What I was shown in that dream is that my anger towards Chinese authority was a projection which emerged from my unresolved anger with my father. My father was a rather tough and punitive man, and he ruled the home with the back of his hand. He could often be cruel, and sometimes it seemed that he enjoyed inflicting pain on his children. This left a scar, a deep anger within me which remained trapped inside. When I went to live in Communist China at the age of 36, the political system there pushed my buttons, and out came the anger.
Life is like that.
Fortunately, I had my spiritual discipline, and also tools which helped me to get in touch with that angry inner child. In the end it was just about giving that part of myself a voice, and loving and accepting it; not shaming it because it was hurt and angry. As a child, any display of anger or rebellion was immediately crushed like, well, the way an authoritarian government violently silences all dissent. So the anger became suppressed.

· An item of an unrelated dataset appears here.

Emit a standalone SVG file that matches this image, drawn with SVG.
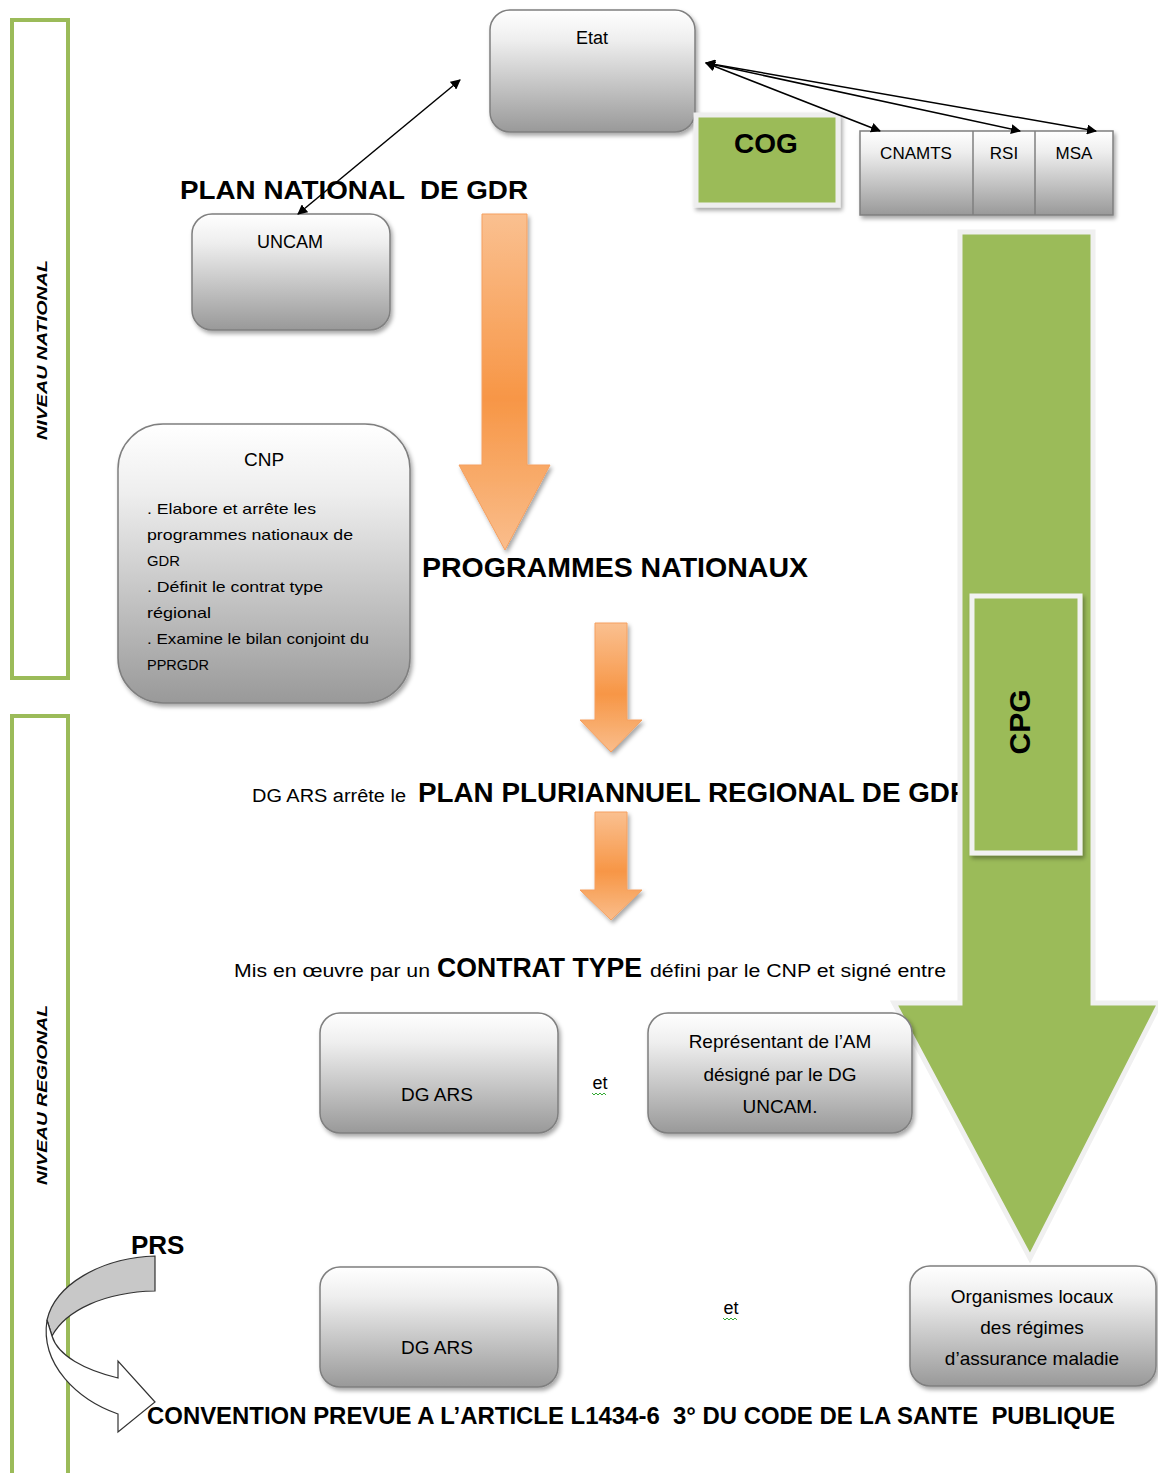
<svg xmlns="http://www.w3.org/2000/svg" width="1158" height="1473" viewBox="0 0 1158 1473">
<defs>
<linearGradient id="gray" x1="0" y1="0" x2="0" y2="1">
<stop offset="0" stop-color="#ffffff"/>
<stop offset="0.25" stop-color="#eeeeee"/>
<stop offset="1" stop-color="#999999"/>
</linearGradient>
<linearGradient id="orange" x1="0" y1="0" x2="0" y2="1">
<stop offset="0" stop-color="#fac090"/>
<stop offset="0.55" stop-color="#f79646"/>
<stop offset="0.8" stop-color="#f8ac6c"/>
<stop offset="1" stop-color="#fabd8c"/>
</linearGradient>
<filter id="sh" x="-10%" y="-10%" width="130%" height="130%">
<feDropShadow dx="2" dy="3" stdDeviation="2" flood-color="#000" flood-opacity="0.35"/>
</filter>
<marker id="ah" markerWidth="10" markerHeight="10" refX="9" refY="5" orient="auto-start-reverse" markerUnits="userSpaceOnUse">
<path d="M0,0 L10,5 L0,10 Z" fill="#000"/>
</marker>
<style>
.box{fill:url(#gray);stroke:#7f7f7f;stroke-width:1.5;filter:url(#sh)}
.t{font-family:"Liberation Sans",Arial,sans-serif;fill:#000;white-space:pre}
.c{text-anchor:middle}
.b{font-weight:bold}
.lvl{fill:none;stroke:#9bbb59;stroke-width:4}
.conn{stroke:#000;stroke-width:1.5;fill:none;marker-start:url(#ah);marker-end:url(#ah)}
.oarr{fill:url(#orange);stroke:#f5a060;stroke-width:1;filter:url(#sh)}
</style>
</defs>
<rect width="1158" height="1473" fill="#fff"/>

<g id="niveau-national">
<rect class="lvl" x="12" y="20" width="56" height="658"/>
<text class="t b c" font-style="italic" font-size="14" transform="translate(47,350) rotate(-90)" textLength="180" lengthAdjust="spacingAndGlyphs">NIVEAU NATIONAL</text>
</g>
<g id="niveau-regional">
<rect class="lvl" x="12" y="716" width="56" height="770"/>
<text class="t b c" font-style="italic" font-size="14" transform="translate(47,1095) rotate(-90)" textLength="180" lengthAdjust="spacingAndGlyphs">NIVEAU REGIONAL</text>
</g>

<g id="etat">
<rect class="box" x="490" y="10" width="205" height="122" rx="20"/>
<text class="t c" x="592" y="44" font-size="18">Etat</text>
</g>

<g id="cog">
<rect x="696" y="115" width="142" height="90" fill="#9bbb59" stroke="#eeeeee" stroke-width="5" filter="url(#sh)"/>
<text class="t b c" x="766" y="153" font-size="28">COG</text>
</g>

<g id="caisses">
<rect class="box" x="860" y="131" width="253" height="84"/>
<line x1="973" y1="131" x2="973" y2="215" stroke="#7f7f7f" stroke-width="1.5"/>
<line x1="1035" y1="131" x2="1035" y2="215" stroke="#7f7f7f" stroke-width="1.5"/>
<text class="t c" x="916" y="159" font-size="17">CNAMTS</text>
<text class="t c" x="1004" y="159" font-size="17">RSI</text>
<text class="t c" x="1074" y="159" font-size="17">MSA</text>
</g>

<g id="plan-national">
<text class="t b" x="180" y="199" font-size="26" textLength="348" lengthAdjust="spacingAndGlyphs">PLAN NATIONAL  DE GDR</text>
</g>

<g id="uncam">
<rect class="box" x="192" y="214" width="198" height="116" rx="20"/>
<text class="t c" x="290" y="248" font-size="18">UNCAM</text>
</g>

<g id="fleche-nationale">
<path class="oarr" d="M482,214 L527,214 L527,465 L550,465 L505,550 L459,465 L482,465 Z"/>
</g>

<g id="programmes-nationaux">
<text class="t b" x="422" y="577" font-size="27" textLength="386" lengthAdjust="spacingAndGlyphs">PROGRAMMES NATIONAUX</text>
</g>

<g id="cnp">
<rect class="box" x="118" y="424" width="292" height="279" rx="45"/>
<text class="t c" x="264" y="466" font-size="19">CNP</text>
<g class="t" font-size="15">
<text x="147" y="514" textLength="169" lengthAdjust="spacingAndGlyphs">. Elabore et arrête les</text>
<text x="147" y="540" textLength="206" lengthAdjust="spacingAndGlyphs">programmes nationaux de</text>
<text x="147" y="566" textLength="33" lengthAdjust="spacingAndGlyphs">GDR</text>
<text x="147" y="592" textLength="176" lengthAdjust="spacingAndGlyphs">. Définit le contrat type</text>
<text x="147" y="618" textLength="64" lengthAdjust="spacingAndGlyphs">régional</text>
<text x="147" y="644" textLength="222" lengthAdjust="spacingAndGlyphs">. Examine le bilan conjoint du</text>
<text x="147" y="670" textLength="62" lengthAdjust="spacingAndGlyphs">PPRGDR</text>
</g>
</g>

<g id="fleche-2">
<path class="oarr" d="M595,623 L627,623 L627,720 L642,720 L611,752 L580,720 L595,720 Z"/>
</g>

<g id="plan-regional">
<text class="t" x="252" y="802" font-size="18" textLength="154" lengthAdjust="spacingAndGlyphs">DG ARS arrête le</text>
<text class="t b" x="418" y="802" font-size="27" textLength="552" lengthAdjust="spacingAndGlyphs">PLAN PLURIANNUEL REGIONAL DE GDR</text>
</g>

<g id="fleche-3">
<path class="oarr" d="M595,812 L627,812 L627,890 L642,890 L611,920 L580,890 L595,890 Z"/>
</g>

<g id="contrat-type">
<text class="t" x="234" y="977" font-size="18" textLength="196" lengthAdjust="spacingAndGlyphs">Mis en œuvre par un</text>
<text class="t b" x="437" y="977" font-size="27" textLength="205" lengthAdjust="spacingAndGlyphs">CONTRAT TYPE</text>
<text class="t" x="650" y="977" font-size="18" textLength="296" lengthAdjust="spacingAndGlyphs">défini par le CNP et signé entre</text>
</g>

<g id="cpg">
<path d="M960,232 L1093,232 L1093,1003 L1160,1003 L1030,1258 L894,1003 L960,1003 Z" fill="#9bbb59" stroke="#f0f0f0" stroke-width="5"/>
<rect x="972" y="596" width="108" height="257" fill="#9bbb59" stroke="#f2f2f2" stroke-width="5" filter="url(#sh)"/>
<text class="t b c" font-size="30" transform="translate(1030,722) rotate(-90)">CPG</text>
</g>

<g id="dg-ars-1">
<rect class="box" x="320" y="1013" width="238" height="120" rx="20"/>
<text class="t c" x="437" y="1101" font-size="19">DG ARS</text>
</g>
<g id="et-1">
<text class="t c" x="600" y="1089" font-size="18">et</text>
<path d="M592,1093 l2,2 l2,-2 l2,2 l2,-2 l2,2 l2,-2 l2,2" fill="none" stroke="#3a3" stroke-width="1"/>
</g>
<g id="representant-am">
<rect class="box" x="648" y="1013" width="264" height="120" rx="20"/>
<text class="t c" x="780" y="1048" font-size="19">Représentant de l’AM</text>
<text class="t c" x="780" y="1081" font-size="19">désigné par le DG</text>
<text class="t c" x="780" y="1113" font-size="19">UNCAM.</text>
</g>

<g id="prs">
<text class="t b" x="131" y="1254" font-size="26">PRS</text>
<path d="M155,1256 C100,1258 55,1285 47,1320 L52,1336 C66,1310 105,1292 155,1291 Z" fill="#c8c8c8" stroke="#333" stroke-width="1.2"/>
<path d="M47,1320 C40,1365 78,1400 118,1414 L118,1432 L155,1402 L118,1361 L118,1378 C85,1370 58,1356 52,1336 Z" fill="#fff" stroke="#333" stroke-width="1.2"/>
</g>

<g id="dg-ars-2">
<rect class="box" x="320" y="1267" width="238" height="120" rx="20"/>
<text class="t c" x="437" y="1354" font-size="19">DG ARS</text>
</g>
<g id="et-2">
<text class="t c" x="731" y="1314" font-size="18">et</text>
<path d="M723,1318 l2,2 l2,-2 l2,2 l2,-2 l2,2 l2,-2 l2,2" fill="none" stroke="#3a3" stroke-width="1"/>
</g>
<g id="organismes-locaux">
<rect class="box" x="910" y="1266" width="246" height="120" rx="20"/>
<text class="t c" x="1032" y="1303" font-size="19">Organismes locaux</text>
<text class="t c" x="1032" y="1334" font-size="19">des régimes</text>
<text class="t c" x="1032" y="1365" font-size="19">d’assurance maladie</text>
</g>

<g id="convention">
<text class="t b" x="147" y="1424" font-size="23" textLength="968" lengthAdjust="spacingAndGlyphs">CONVENTION PREVUE A L’ARTICLE L1434-6  3° DU CODE DE LA SANTE  PUBLIQUE</text>
</g>

<g id="connectors">
<line class="conn" x1="298" y1="214" x2="460" y2="80"/>
<line class="conn" x1="706" y1="63" x2="880" y2="131"/>
<line class="conn" x1="706" y1="63" x2="1020" y2="131"/>
<line class="conn" x1="706" y1="63" x2="1096" y2="131"/>
</g>
</svg>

As you can imagine, as long as we fail to love the wounded child and all its emotional baggage within us, it will create drama and chaos in our lives. We will project it out onto the world, distorting the environment into the frame of reference of that little boy or girl within us. In such scenarios, there can be no peace, no genuine love.
This is why you must make no distinction between the outer world and your inner world when it comes to your emotional and spiritual life. Both inner and outer world are just prisms through which you have the opportunity to shine the light of your intention. The rainbow of awakening can only emerge when all parts of us are allowed to be exposed to the light of awareness. We must be totally honest about who we are, what we have become.